Disclaimer: I hope I am not offending anyone's religious beliefs

We all face tough times and abnormal situations.

Now, I asked God to come into our lives and fix our problems.

Really, I don't know what else to do.

My family comprise of Hindus and Sikhs, if that's relevant. Lately I have been going more towards Sikhism because they believe in one God, men and women are equal and capable (among other things)

A lady I know was very concerned about our chronic situation and she knows I am more on spiritual side.

She asked me about whether I believe in Jesus Christ and I replied that I believe he existed.

Then she recommended I check out a pastor (videos on YouTube) who tells how he was a staunch Hindu and converted to Christianity.

I understand people are touched by Christianity, and they have experienced miracles in their life.

And different people gravitate to different religions, beliefs, or non-beliefs per their comfort deep within their soul.

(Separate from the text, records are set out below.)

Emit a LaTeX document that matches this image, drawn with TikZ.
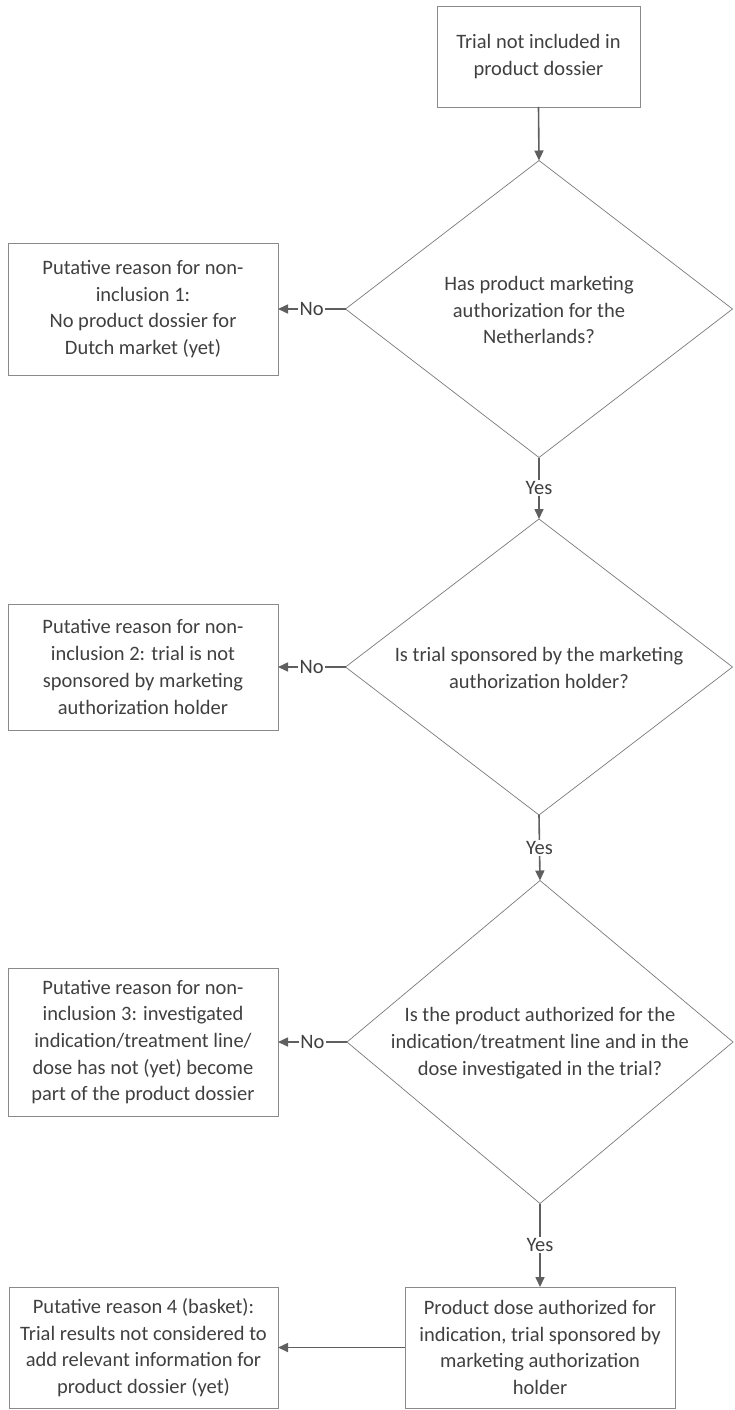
\documentclass[tikz,border=0pt]{standalone}
\usepackage{fontspec}
\setmainfont{Carlito}
\usetikzlibrary{shapes.geometric,arrows.meta}
\definecolor{txt}{HTML}{404040}
\definecolor{boxc}{HTML}{8A8A8A}
\definecolor{dia}{HTML}{7A7A7A}
\definecolor{conn}{HTML}{5F5F5F}
\begin{document}
\begin{tikzpicture}[x=1pt,y=-1pt,
  every node/.style={font=\fontsize{20.5}{26.7}\selectfont, text=txt, outer sep=0pt},
  rbox/.style={draw=boxc, line width=0.9pt, rectangle, inner sep=0pt, align=center},
  dshape/.style={draw=dia, line width=0.7pt, diamond, inner sep=0pt, aspect=1.3},
  dtext/.style={align=center, inner sep=0pt},
  conn/.style={draw=conn, line width=1.6pt, -{Triangle[length=10pt,width=9pt]}},
  lab/.style={fill=white, inner sep=1.5pt}
]
\useasboundingbox (0,0) rectangle (735,1410);

\node[rbox, minimum width=203pt, minimum height=101pt] (top) at (538.5,56.5) {Trial not included in\\product dossier};

\node[dshape, minimum width=387pt, minimum height=297pt] (d1) at (539,309) {};
\node[dtext] (t1) at (539,310) {Has product marketing\\authorization for the\\Netherlands?};
\node[rbox, minimum width=270pt, minimum height=132pt] (b1) at (143,309) {Putative reason for non-\\inclusion 1:\\No product dossier for\\Dutch market (yet)};

\node[dshape, minimum width=387pt, minimum height=296pt] (d2) at (539,667) {};
\node[dtext] (t2) at (539,668) {Is trial sponsored by the marketing\\authorization holder?};
\node[rbox, minimum width=270pt, minimum height=126pt] (b2) at (143,667) {Putative reason for non-\\inclusion 2: trial is not\\sponsored by marketing\\authorization holder};

\node[dshape, minimum width=386pt, minimum height=323pt] (d3) at (540,1042) {};
\node[dtext] (t3) at (540,1043) {Is the product authorized for the\\indication/treatment line and in the\\dose investigated in the trial?};
\node[rbox, minimum width=270pt, minimum height=148pt] (b3) at (143,1042) {Putative reason for non-\\inclusion 3: investigated\\indication/treatment line/\\dose has not (yet) become\\part of the product dossier};

\node[rbox, minimum width=270pt, minimum height=121pt] (b5) at (540,1347.5) {Product dose authorized for\\indication, trial sponsored by\\marketing authorization\\holder};
\node[rbox, minimum width=269pt, minimum height=121pt] (b4) at (143.5,1347.5) {Putative reason 4 (basket):\\Trial results not considered to\\add relevant information for\\product dossier (yet)};

\draw[conn] (top.south) -- (d1.north);
\draw[conn] (d1.west) -- node[lab] (n1) {No} (b1.east);
\draw[conn] (d1.south) -- node[lab] (y1) {Yes} (d2.north);
\draw[conn] (d2.west) -- node[lab] (n2) {No} (b2.east);
\draw[conn] (d2.south) -- node[lab] (y2) {Yes} (d3.north);
\draw[conn] (d3.west) -- node[lab] (n3) {No} (b3.east);
\draw[conn] (d3.south) -- node[lab] (y3) {Yes} (b5.north);
\draw[conn] (b5.west) -- (b4.east);
\end{tikzpicture}
\end{document}
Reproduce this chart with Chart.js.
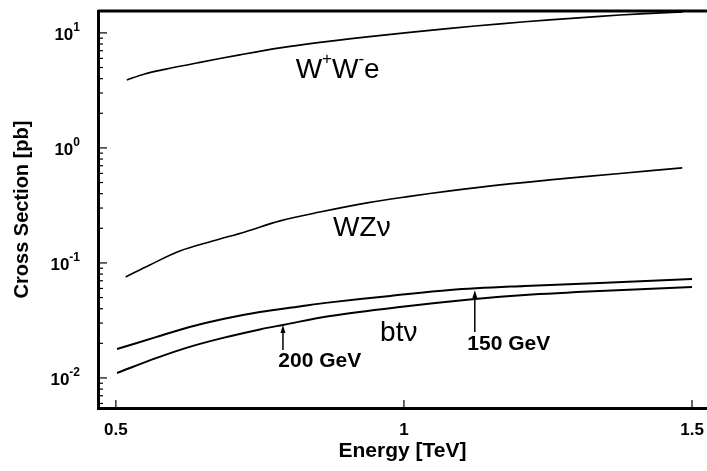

Similarly in my family, people were touched by Sikhism. 100 years ago when my great-grand mother's children kept dying at birth, she finally converted her newborn to Sikhism, and he lived (i.e., my Grandfather).

And now, I am always calmed and more focused when I listen to daily Sikh prayers (they live-stream from Golden Temple, and copy is kept on YouTUBE).

I don't believe in preachers. They are only human. And it is my honest belief that if they were truly divinely touched by God, or a Higher power, they won't be going out trying to make money by being preachers, having website, selling stuff, etc.

Instead they would do like Jesus Christ who went around, selflessly helping people.

My question is, if the lady brings up the topic again, how do I tactfully let her know, "Yes, this was very helpful", so that she thinks she did wonderful job in helping me, while not bringing up topic again.

  • 1
    Are you looking for a way to say "Thanks for recommending the uplifting sermon, but I'm not interested in converting"?
    – apaul
    Commented May 5, 2018 at 15:38
  • @apaul Something like that. Much kinder and softer way. Commented May 5, 2018 at 15:45
  • Just thinking that you may want to focus your question on the interpersonal aspects (communicating your desire to the other person), rather than focusing on the intrapersonal (maintaining your core beliefs), as it seems that your core beliefs are unlikely to be affected.
    – apaul
    Commented May 5, 2018 at 15:48
  • @apaul Ok, I updated. Hope I expressed. Feel free to edit Commented May 5, 2018 at 15:53

1 Answer 1


I run into this sort of thing fairly often as an atheist and sometimes hopeful-agnostic.

People find a lot of comfort in their faith, arguably one of the better reasons to have faith, and when you talk to people of faith about your troubles they're likely to tell you what works for them. Nothing wrong with that, if someone told me about their car trouble, and I had just taken my car to a good mechanic, I'd be likely to recommend that mechanic too. (Obviously a simplification, but you get the idea)

I tend to find the simple act of talking about my troubles cathartic. Just being able to put it into words helps a great deal. For those familiar with rubber duck debugging, it's a bit like that.

Much like your situation, sometimes someone will recommend a resource. A bit of scripture, an old prayer, a meditation, a poem, or what have you. Often I find them comforting, sometimes they really do have little kernels of applicable wisdom that help me deal with the troubles at hand.

When this happens, I usually just say "Thank you" and leave it at that.

It seems that a lot of folks these days recognize that pushing the hard sell of their faith doesn't tend to work all that well. As in, they try not to push too hard because they know that may backfire.

If someone does begin to push, sometimes a simple.reminder is needed:

Thanks for the kind words and [insert thing they recommended here], but I'm happy with my faith [or lack there of]

If you're feeling up to it, sometimes exchanging ideas and talking openly with someone from a different faith tradition can both demonstrate that you have your own faith that's meaningful to you, and open the door to some interesting conversations about what your faith and this other faith might have in common. Two birds with one stone, really good stuff.

Thanks for the kind words and [insert thing they recommended here]. My faith has a similar teaching, would you like to talk about it?

This doesn't always work out, but when it does, it often leads to some really deep and interesting conversation. If they're not interested in having that discussion, you still thanked them and mentioned that you have a faith that's meaningful for you.